The most expensive mistake in video production is not a bad production company. It is going into production without a clear brief. When neither party has defined what success looks like, what the video should achieve, who the audience is, and what they should do after watching it, both sides fill in the gaps with assumptions. Those assumptions almost never match.
This produces videos that require expensive reshoots, multiple rounds of unexpected revisions, or that simply do not get used because they do not fit the context they were made for. We have seen five-figure productions end up unused because the brief was never written down.
Video projects that involve multiple stakeholders with equal authority over creative decisions consistently run over time and over budget. The marketing manager wants one thing, the CEO wants another, the sales director wants to add a section about a product the video was not designed to cover. Every revision round becomes a negotiation between internal parties rather than a refinement of the creative.
This is the single most common cause of projects running past their deadline. It is not a production problem. It is a client-side process problem, and production companies cannot solve it for you.
Review files are often compressed for delivery. A surprising number of clients watch a review link on their phone, in a moving car, with the sound off, and approve a video that has audio problems they would have caught if they had watched it properly. Or they watch half and assume the rest is fine.
The consequences show up after final delivery, when changes are out of scope and cost extra, or after the video has already been published and the audio problem is now public.
A video produced without a specific distribution plan often does not get distributed. It gets delivered, it sits in a shared folder, and it gets posted once on Instagram six weeks later at a random time with no caption strategy or paid support. The production was fine. The deployment was an afterthought.
Distribution planning also affects production decisions. If you know you need a vertical cut for Reels, a square cut for Facebook, and a 15-second version for pre-roll ads, those outputs need to be scoped into the production. Asking for them after the fact always costs more.

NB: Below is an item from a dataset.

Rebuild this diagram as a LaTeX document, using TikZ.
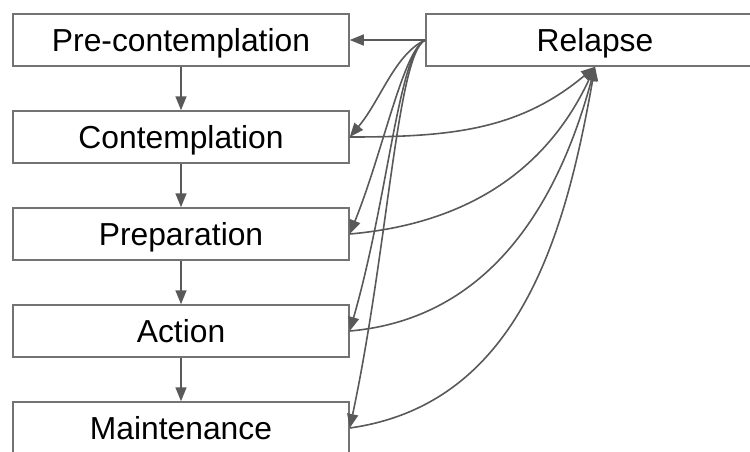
\documentclass[tikz,border=0pt]{standalone}
\usepackage{fontspec}
\setmainfont{Liberation Sans}
\usetikzlibrary{arrows.meta,positioning}

\begin{document}
\begin{tikzpicture}[x=1pt,y=1pt,node distance=97pt,on grid,
	stage/.style={draw=black!55,line width=1.5pt,minimum width=336pt,minimum height=52pt,
		inner sep=0pt,text height=22.8pt,text depth=0pt,font=\fontsize{31.8}{38}\selectfont},
	link/.style={draw=black!65,line width=1.6pt,-{Triangle[length=14pt,width=11pt]}}]
	\useasboundingbox (0,0) rectangle (750,-451);

	\node[stage] (pre) at (181,-40) {Pre-contemplation};
	\node[stage] (con) [below=of pre] {Contemplation};
	\node[stage] (prep) [below=of con] {Preparation};
	\node[stage] (act) [below=of prep] {Action};
	\node[stage] (main) [below=of act] {Maintenance};
	\node[stage,minimum width=338pt] (rel) [right=414pt of pre] {Relapse};

	\path[every edge/.style={link}]
	(pre) edge (con)
	(con) edge (prep)
	(prep) edge (act)
	(act) edge (main)

	(rel.west) edge (pre.east)
	           edge [out=205,in=50,out looseness=0.7,in looseness=1] (con.east)
	           edge [out=205,in=68,out looseness=0.3,in looseness=1.1] (prep.east)
	           edge [out=205,in=74,out looseness=0.25,in looseness=1.2] (act.east)
	           edge [out=205,in=78,out looseness=0.2,in looseness=1.2] (main.east)

	(con.east) edge [out=0,in=-140] (rel.south)
	(prep.east) edge [out=5,in=-115] (rel.south)
	(act.east) edge [out=5,in=-105] (rel.south)
	(main.east) edge [out=8,in=-100] (rel.south);

\end{tikzpicture}
\end{document}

A video that introduces your company, showcases your products, explains your process, features three client testimonials, and ends with your pricing is not a video. It is a brochure that moves. It is too long for social media, too unfocused for a landing page, and too general to work in a sales conversation.
Every video should do one thing well: introduce the brand, or demonstrate a specific product, or capture a client story, or explain a specific feature. Trying to combine several of these into one production produces something that does none of them effectively.
Every mistake above happens before the camera is switched on. Video production quality is largely decided in the planning phase. Invest time there, and almost everything else gets easier.